Sulla STAMPA di oggi, 03/10/2012, a pag.17, con il titolo "Bengasi, la Cia ha un colpevole", Maurizio Molinari riferisce dell'inchiesta Cia sull'uccisione dell'ambasciatore Chris Stevens e dei diplomatici americani a Bengasi.
La Cia non aveva informato sulla situazione libica, convinta che l'eliminazione di Gheddafi avesse risolto ogni problema, e che in Libia regnasse la primavera araba, secondo la linea politica voluta dal Presidente Obama. Peccato che la realtà sia, ancora una volta, diversa da come la immagina la Cia, che ha scoperto - ma che bravi !- il colpevole di tutto, come riferisce Molinari. Non conta nulla il fatto che l'attacco all'ambasciata, il suo incendio, l'uccisione barbara di Stevens - sulla cui dinamica si continua a tacere- abbiano richiesto almeno due ore. Mentre le autorità governative si guardavano bene dall'intervenire. E questo sarebbe il governo libico che ha poi espresso rincrescimento e scuse ! Ma la Cia ha trovato il colpevole, il caso è dunque chiuso, secondo le migliori tradizioni.
Ecco l'articolo:
L’amministrazione Obama è arrivata alla conclusione che l’attacco al consolato di Bengasi è stato un episodio di terrorismo, ritiene che il regista sia un leader della Jihad egiziana e sta valutando l’ipotesi di affidare ai droni degli attacchi contro la galassia di cellule riunite sotto «Al Qaeda nel Maghreb Islamico».
Al termine di oltre due settimane di esitazioni è stata la Direzione nazionale dell’Intelligence a definire l’assalto a Bengasi, in cui vennero uccisi l’ambasciatore Chris Steven e altri tre americani, «un deliberato e organizzato attacco terrorista realizzato da estremisti».
Sebbene l’Fbi non abbia ancora messo piede a Bengasi e la Cia l’abbia evacuata, le informazioni raccolte dall’Intelligence Usa portano a identificare il mandante in Muhammad Jamal Abu Ahmad.
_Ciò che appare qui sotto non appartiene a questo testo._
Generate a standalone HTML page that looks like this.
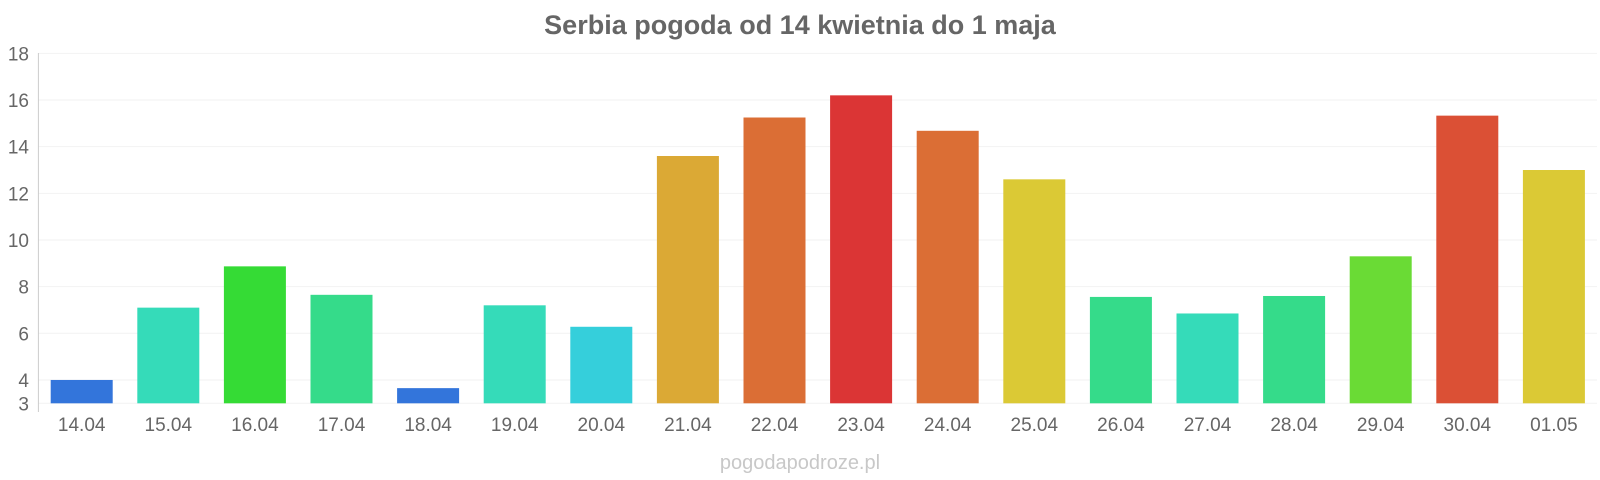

Si tratta di un egiziano nato circa 45 anni fa nel quartiere di Shobra, popolato anche da cristiani copti, e divenuto uno dei più aggressivi leader della Jihad islamica guidata da Ayman al-Zawahiri odierno capo di Al Qaeda - che negli Anni Ottanta lo mandò a combattere l’Armata Rossa in Afghanistan, dove divenne esperto di esplosivi. Tornato in Egitto, rifiutò nel 1997 di sottoscrivere la tregua della Jihad con il presidente Hosni Mubarak e venne imprigionato nel 2000 trasformandosi in un detenuto ribelle che insultava le guardie e violava i regolamenti. Testimonianza raccolte dalla «New America Foundation» e pubblicate dal Wall Street Journal parlano di lunghi periodi di isolamento in celle a cielo aperto, dove la polizia egiziana tentava di piegarne la resistenza esponendolo alle intemperie come alla presenza di cani e insetti aggressivi.
Muhammad Jamal Abu Ahmad è stato liberato nel febbraio 2011, a seguito del rovesciamento di Mubarak, e da quel momento si è dedicato alla creazione di cellule estremiste definite dai servizi di intelligence occidentali come il Network di Jamal. Ad aiutarlo sarebbe stato Mohammed alZawahiri, fratello minore di Ayman e protagonista del recente assalto all’ambasciata Usa al Cairo, e Murjan Salim, anch’egli jihadista reduce dall’Afghanistan, a cui avrebbe affidato i campi di addestramento in Libia dove adoperati per preparare l’assalto al consolato di Bengasi.